The Indian Rupee (INR) opens lower against the US Dollar (USD) on Tuesday at around 90.52, ahead of trade talks between the United States (US) and India during the day. The USD/INR pair is expected to remain on the sidelines as the impact of the trade meeting outcome will be significant on the Indian Rupee, given that the Indian currency remained the worst-performing Asian currency in 2025 due to hefty tariffs on imports from New Delhi to Washington.
On Monday, US Ambassador to India, Sergio Gor, said that both nations will meet to discuss trade issues on Tuesday. Gor also said that India will be invited to join Pax Silica in February. Gor's announcement of US-India trade talks led to a significant recovery in the Indian equity market. Nifty50 clawed back the intraday decline of almost 250 points or 0.9% and turned positive before closing.
In 2025, US President Donald Trump raised import duty on goods from India to 50% after including 25% punitive tariffs for buying oil from Russia, making Indian goods less competitive in the global market. Earlier this month, Trump also threatened that he could raise tariffs on India for not supporting the Russian oil issue.
Trade frictions between the US and India had also hit the interest of overseas investors in the Indian stock market. Foreign Institutional Investors (FIIs) remained net sellers in eight out of 12 months in 2025, and have extended the pessimism in 2026 too. So far in January, FIIs have offloaded their stake worth Rs. 15,425.22 crore.

In the daily chart, USD/INR trades at 90.4560. Price holds above the 20-day EMA, which edges higher at 90.2697, maintaining a mild bullish bias. The ascending average supports dips, and a break below it would temper the advance.

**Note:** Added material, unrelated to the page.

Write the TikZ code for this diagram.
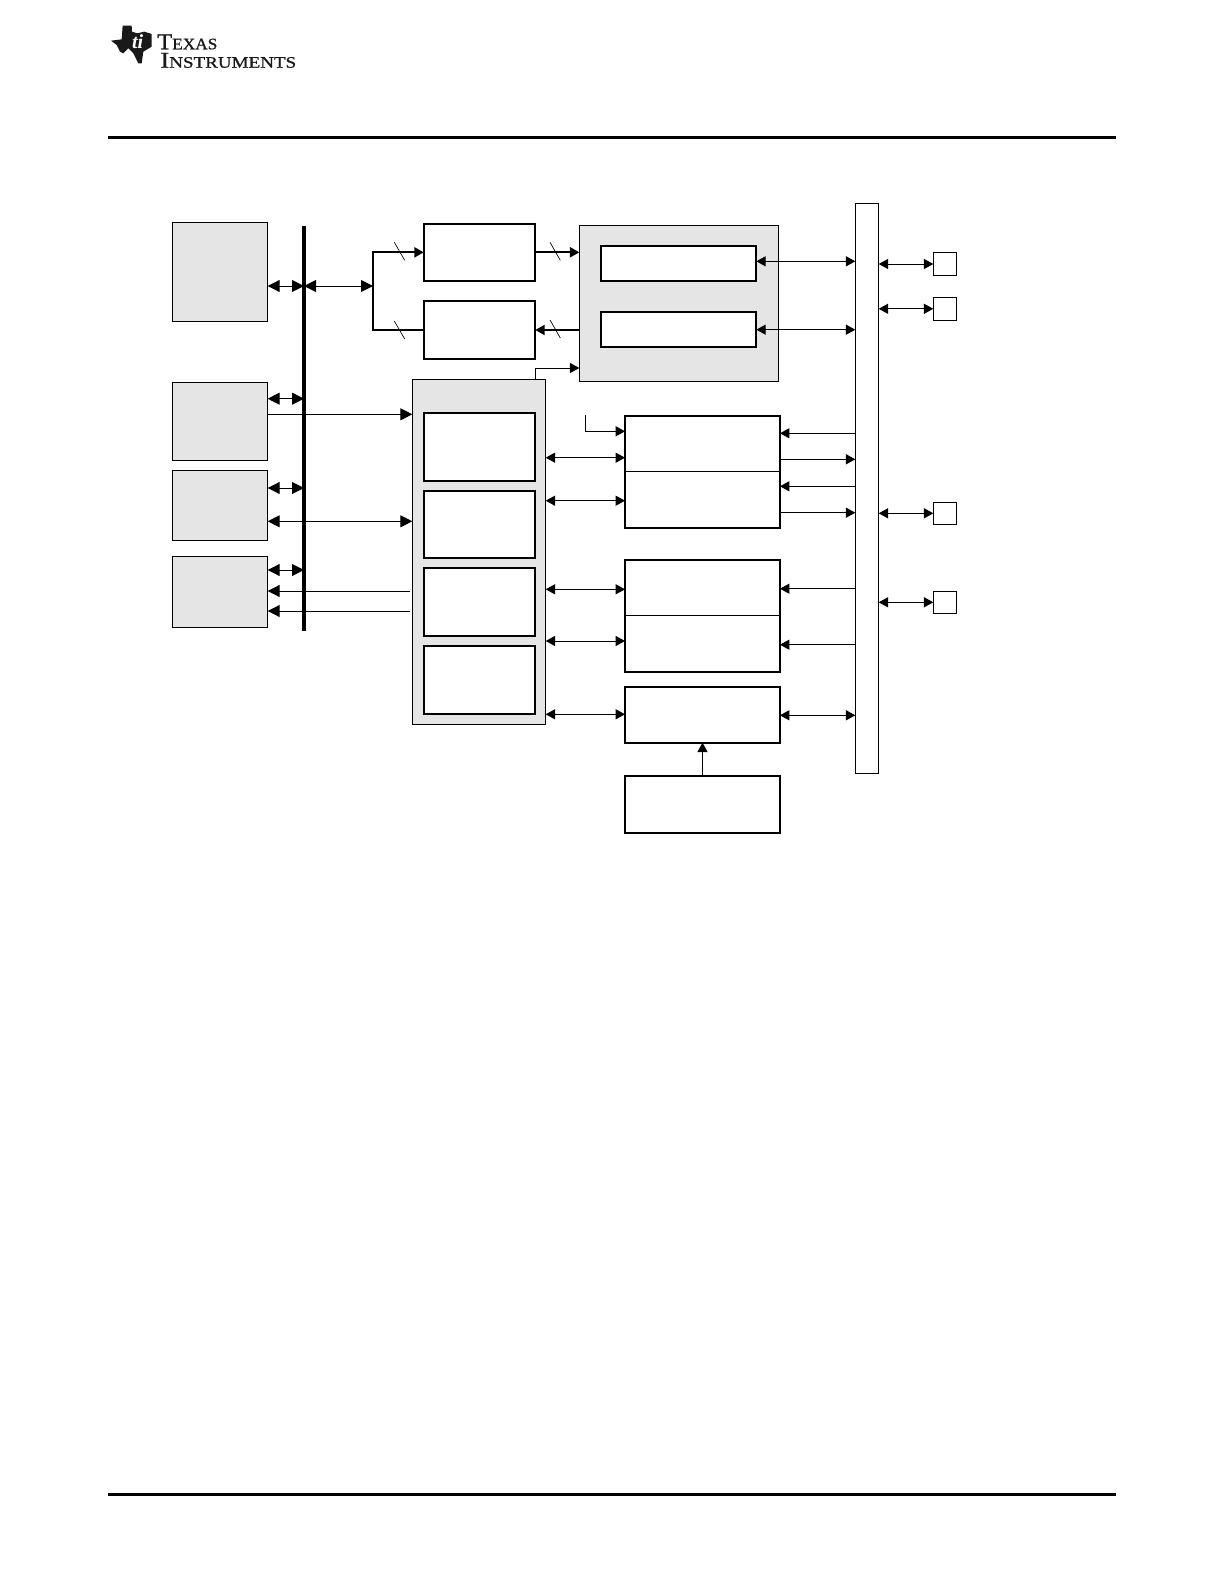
\documentclass[tikz,border=0pt]{standalone}
\usepackage{fontspec}
\setmainfont{Liberation Serif}
\newfontfamily\logoA[FakeBold=0.9,FakeStretch=1.08]{Liberation Serif}
\newfontfamily\logoB[FakeBold=0.9,FakeStretch=1.19]{Liberation Serif}
\usetikzlibrary{arrows.meta}
\definecolor{panelgray}{HTML}{E5E5E5}
\tikzset{
  thinbox/.style={draw=black,line width=0.75pt,inner sep=0pt,outer sep=0pt,anchor=north west},
  graybox/.style={thinbox,fill=panelgray},
  thickbox/.style={draw=black,line width=1.5pt,fill=white,inner sep=0pt,outer sep=0pt,anchor=north west},
  whitebox/.style={thinbox,fill=white},
  busbar/.style={fill=black,inner sep=0pt,outer sep=0pt,anchor=north west},
  link/.style={line width=0.75pt,draw=black},
  heavylink/.style={line width=1.5pt,draw=black},
  tick/.style={line width=0.5pt,draw=black},
  sa/.style={{Triangle[length=7pt,width=7.5pt]}-{Triangle[length=7pt,width=7.5pt]}},
  sr/.style={-{Triangle[length=7pt,width=7.5pt]}},
  ba/.style={{Triangle[length=9pt,width=9pt]}-{Triangle[length=9pt,width=9pt]}},
  br/.style={-{Triangle[length=9pt,width=9pt]}},
}
\newcommand{\boxat}[6][thinbox]{\node[#1,minimum width={(#5-#3)*0.75pt},minimum height={(#6-#4)*0.75pt}] (#2) at (#3,#4) {};}
\begin{document}
\begin{tikzpicture}[x=0.75pt,y=-0.75pt]
\useasboundingbox (0,0) rectangle (1224,1584);
\fill[white] (0,0) rectangle (1224,1584);
% logo
\begin{scope}[shift={(100,10)},x=0.25pt,y=-0.25pt]
\fill[black!90] (33,92) -- (65,88) -- (68,47) -- (95,47) -- (96,65) -- (112,70) -- (133,65) -- (155,72) -- (155,110) -- (130,125) -- (125,160) -- (115,160) -- (100,130) -- (85,115) -- (70,130) -- (60,125) -- (50,105) -- cycle;
\node[text=white,font={\fontsize{15}{15}\selectfont\bfseries\itshape},inner sep=0pt] (logoti) at (113,95) {ti};
\end{scope}
\node[anchor=base west,inner sep=0pt,text=black!90,align=left] (logoa) at (157,67.7) {{\logoA\fontsize{17}{14.5}\selectfont T\fontsize{12}{14.5}\selectfont EXAS}\\[1.8pt]\hspace*{2.25pt}{\logoB\fontsize{17}{14.5}\selectfont I\fontsize{12}{14.5}\selectfont NSTRUMENTS}};
% rules
\node[busbar,minimum width={1008*0.75pt},minimum height={3*0.75pt}] (toprule) at (108,135.8) {};
\node[busbar,minimum width={1008*0.75pt},minimum height={3*0.75pt}] (botrule) at (108,1493.3) {};
% gray containers
\boxat[graybox]{A}{172.3}{222}{267.7}{321.7}
\boxat[graybox]{Ab}{172.3}{382.3}{267.7}{460.3}
\boxat[graybox]{Ac}{172.3}{470.3}{267.7}{540.3}
\boxat[graybox]{Ad}{172.3}{556.3}{267.7}{627.3}
\boxat[graybox]{C}{579.3}{225.3}{778.7}{381.3}
\boxat[graybox]{D}{412.3}{379}{545.7}{724.3}
% thick boxes
\boxat[thickbox]{dacA}{423.7}{223.7}{535.3}{281}
\boxat[thickbox]{dacB}{423.7}{300.7}{535.3}{359}
\boxat[thickbox]{cA}{601}{245.7}{756.3}{281}
\boxat[thickbox]{cB}{601}{312}{756.3}{346.7}
\boxat[thickbox]{dA}{423.7}{412.7}{535.3}{481}
\boxat[thickbox]{dB}{423.7}{490.7}{535.3}{558}
\boxat[thickbox]{dC}{423.7}{567.7}{535.3}{636}
\boxat[thickbox]{dD}{423.7}{646}{535.3}{713.7}
\boxat[thickbox]{E}{625}{415.7}{780}{527.7}
\boxat[thickbox]{F}{625}{560}{780}{672}
\boxat[thickbox]{G}{625}{686.7}{780}{742.7}
\boxat[thickbox]{H}{625}{775.7}{780}{832.7}
% bars and pin boxes
\boxat[whitebox]{bar}{855.3}{203.3}{878.7}{773.3}
\boxat[whitebox]{pA}{933.3}{252.3}{956.7}{275.7}
\boxat[whitebox]{pB}{933.3}{297.3}{956.7}{320.3}
\boxat[whitebox]{pC}{933.3}{502.3}{956.7}{524.3}
\boxat[whitebox]{pD}{933.3}{591.3}{956.7}{613.3}
% dividers
\draw[link] (E.west |- 0,471.3) -- (E.east |- 0,471.3);
\draw[link] (F.west |- 0,615.3) -- (F.east |- 0,615.3);
% coordinates
\coordinate (jct) at (373,286);
\coordinate (dgap) at (410,0);
\coordinate (inE) at (585.3,415);
% left connectors
\draw[link,br] (Ab.east |- 0,414.3) -- (D.west |- 0,414.3);
\draw[link,ba] (Ac.east |- 0,521.3) -- (D.west |- 0,521.3);
\draw[link,br] (dgap |- 0,591) -- (Ad.east |- 0,591);
\draw[link,br] (dgap |- 0,611) -- (Ad.east |- 0,611);
% bus
\boxat[busbar]{bus}{302}{226}{306}{630.7}
\draw[link,ba] (A.east |- 0,286) -- (bus.center |- 0,286);
\draw[link,ba] (Ab.east |- 0,398.7) -- (bus.center |- 0,398.7);
\draw[link,ba] (Ac.east |- 0,488) -- (bus.center |- 0,488);
\draw[link,ba] (Ad.east |- 0,570) -- (bus.center |- 0,570);
\draw[link,ba] (bus.center |- 0,286) -- (jct);
% bracket
\draw[heavylink,sr] (jct) |- (dacA.west);
\draw[heavylink] (jct) |- (dacB.west);
\draw[heavylink,sr] (dacA.east |- 0,252.3) -- (C.west |- 0,252.3);
\draw[heavylink,sr] (C.west |- 0,330) -- (dacB.east |- 0,330);
\draw[link,sr] (dA.east |- D.north) |- (C.west |- 0,368);
% slashes
\draw[tick] (394.3,242.3) -- (404.7,260.3);
\draw[tick] (394.3,321) -- (404.7,339);
\draw[tick] (550,242.3) -- (560.3,260.3);
\draw[tick] (550,320) -- (560.3,338);
% D to right
\draw[link,sa] (D.east |- 0,457.7) -- (E.west |- 0,457.7);
\draw[link,sa] (D.east |- 0,500.7) -- (E.west |- 0,500.7);
\draw[link,sa] (D.east |- 0,589.3) -- (F.west |- 0,589.3);
\draw[link,sa] (D.east |- 0,641) -- (F.west |- 0,641);
\draw[link,sa] (D.east |- 0,714.3) -- (G.west |- 0,714.3);
\draw[link,sr] (inE) |- (E.west |- 0,431.3);
% to bar
\draw[link,sa] (cA.east |- 0,261.3) -- (bar.west |- 0,261.3);
\draw[link,sa] (cB.east |- 0,329.7) -- (bar.west |- 0,329.7);
\draw[link,sr] (bar.west |- 0,433.3) -- (E.east |- 0,433.3);
\draw[link,sr] (E.east |- 0,459.3) -- (bar.west |- 0,459.3);
\draw[link,sr] (bar.west |- 0,486.3) -- (E.east |- 0,486.3);
\draw[link,sr] (E.east |- 0,512.7) -- (bar.west |- 0,512.7);
\draw[link,sr] (bar.west |- 0,588.7) -- (F.east |- 0,588.7);
\draw[link,sr] (bar.west |- 0,644.7) -- (F.east |- 0,644.7);
\draw[link,sa] (G.east |- 0,715.3) -- (bar.west |- 0,715.3);
\draw[link,sr] (H.north) -- (G.south);
% bar to pins
\draw[link,sa] (bar.east |- pA.west) -- (pA.west);
\draw[link,sa] (bar.east |- pB.west) -- (pB.west);
\draw[link,sa] (bar.east |- pC.west) -- (pC.west);
\draw[link,sa] (bar.east |- pD.west) -- (pD.west);
\end{tikzpicture}
\end{document}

RSI at 55.75 sits in neutral territory with a slight positive tilt, after easing from prior overbought readings earlier in the sequence. Momentum remains steady, and continued traction above the 20-day EMA at 90.2697 could keep upside risks in play, while a daily close beneath that gauge would point to range-building instead.
(The technical analysis of this story was written with the help of an AI tool.)
The Indian Rupee (INR) is one of the most sensitive currencies to external factors. The price of Crude Oil (the country is highly dependent on imported Oil), the value of the US Dollar – most trade is conducted in USD – and the level of foreign investment, are all influential. Direct intervention by the Reserve Bank of India (RBI) in FX markets to keep the exchange rate stable, as well as the level of interest rates set by the RBI, are further major influencing factors on the Rupee.
The Reserve Bank of India (RBI) actively intervenes in forex markets to maintain a stable exchange rate, to help facilitate trade. In addition, the RBI tries to maintain the inflation rate at its 4% target by adjusting interest rates. Higher interest rates usually strengthen the Rupee. This is due to the role of the ‘carry trade’ in which investors borrow in countries with lower interest rates so as to place their money in countries’ offering relatively higher interest rates and profit from the difference.
Macroeconomic factors that influence the value of the Rupee include inflation, interest rates, the economic growth rate (GDP), the balance of trade, and inflows from foreign investment. A higher growth rate can lead to more overseas investment, pushing up demand for the Rupee. A less negative balance of trade will eventually lead to a stronger Rupee. Higher interest rates, especially real rates (interest rates less inflation) are also positive for the Rupee. A risk-on environment can lead to greater inflows of Foreign Direct and Indirect Investment (FDI and FII), which also benefit the Rupee.
Higher inflation, particularly, if it is comparatively higher than India’s peers, is generally negative for the currency as it reflects devaluation through oversupply. Inflation also increases the cost of exports, leading to more Rupees being sold to purchase foreign imports, which is Rupee-negative. At the same time, higher inflation usually leads to the Reserve Bank of India (RBI) raising interest rates and this can be positive for the Rupee, due to increased demand from international investors. The opposite effect is true of lower inflation.